En blasphémant le père, Son cherche ainsi moins à provoquer un conflit avec ses demi frères qu’à évacuer ce passé trop pesant. Si tout est vacuité dans le présent des personnages, c’est qu’ils sont tout entiers remplis d’un héritage qui ne laisse pas de place à l’avènement d’autre chose. Les fils du premier mariage sont d’ailleurs privés de prénoms : nommés Son, Boy et Kid, c’est la place qu’ils occupent dans la famille qui définit leur identité, les condamnant dès leur naissance à ne pouvoir être des individus libres d’inventer leur vie.
La lutte entre les deux clans serait alors prétexte à la lutte intérieure qu’ils mènent chacun pour leur compte. Cette persistance de l’héritage est aussi inscrire dans les corps : dans leur sang d’abord, présence irrémédiable de la lignée dont ils voudraient s’affranchir, et dans leurs cicatrices. Le premier plan nous montre celles que Son a sur le dos, faisant immédiatement de lui un être qui, évoluant sous nos yeux, devra aussi composer avec l’indélébilité de son passé. Les affrontements physiques qui ont ensuite lieu laisseront encore de nouvelles traces, sur le visage d’un autre frère, comme si l’un rejouait au présent le passé de l’autre, alors qu’ils tentent au contraire de briser la chaîne pour repartir sur de nouvelles bases.
L’impartialité du cinéaste envers ses deux groupes de personnages tend aussi à minimiser l’importance de leur guerre. Nous sommes certes davantage à côté des fils issus du premier mariage, parce que leur est réservé un plus grand nombre de scènes, mais nous ne sommes pas de leur côté. Jamais le cinéaste ne prend partie pour l’un ou l’autre clan, ce que rendent patents plusieurs champs contrechamps entre l’un et l’autre, rigoureusement symétriques. Il ne s’agit pas de prendre position dans un combat au présent mais de monter, objectivement, le conditionnement du passé sur le présent de chacun des personnages.

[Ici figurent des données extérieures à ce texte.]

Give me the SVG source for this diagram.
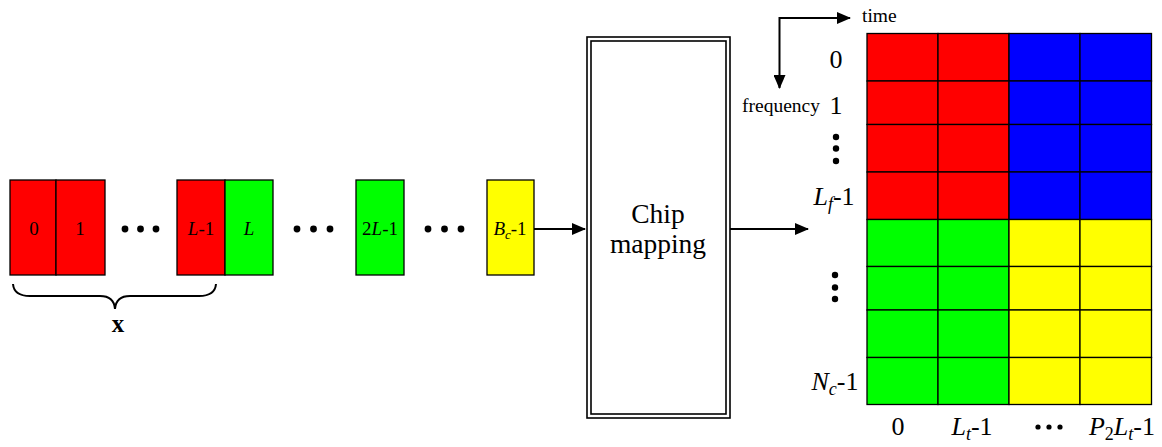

La sobriété du film est ainsi parfaitement adaptée à ses personnages, vidés d’émotion, de volonté et de passion. La tension est en effet moins due à ce qu’ils expriment de leur souffrance qu’à celle que l’on devine à l’intérieur d’eux. Si leur passé (et leur défunt père) prend ici tant de place, c’est aussi parce que le cinéaste s’abstient d’en donner des détails, s’attachant uniquement à montrer les conséquences de ce que nous restons libres d’imaginer.
Dans cet univers essentiellement masculin, les enfants et les femmes (hormis la mère des trois fils aînés) apportent un point d’apaisement. Assistant passivement à la lutte déjà passive de leurs compagnons, ces dernières mettent en lumière la nécessité d’y mettre fin, de briser la chaîne infernale de la vengeance et au delà, le déterminisme dû à la filiation, pour léguer à la génération suivante un terrain vierge à construire. Le dernier plan, faisant une large place au fils de Son et rendant prégnant le son des voitures qui roulent en hors-champ, montre bien (en soulignant un peu lourdement le relatif happy-end) que le passé a été balayé et que la libre construction du futur est possible. Si l’enjeu pour les personnages est au début de survivre, à la fin donc il devient, plus ambitieusement, de parvenir à mieux vivre.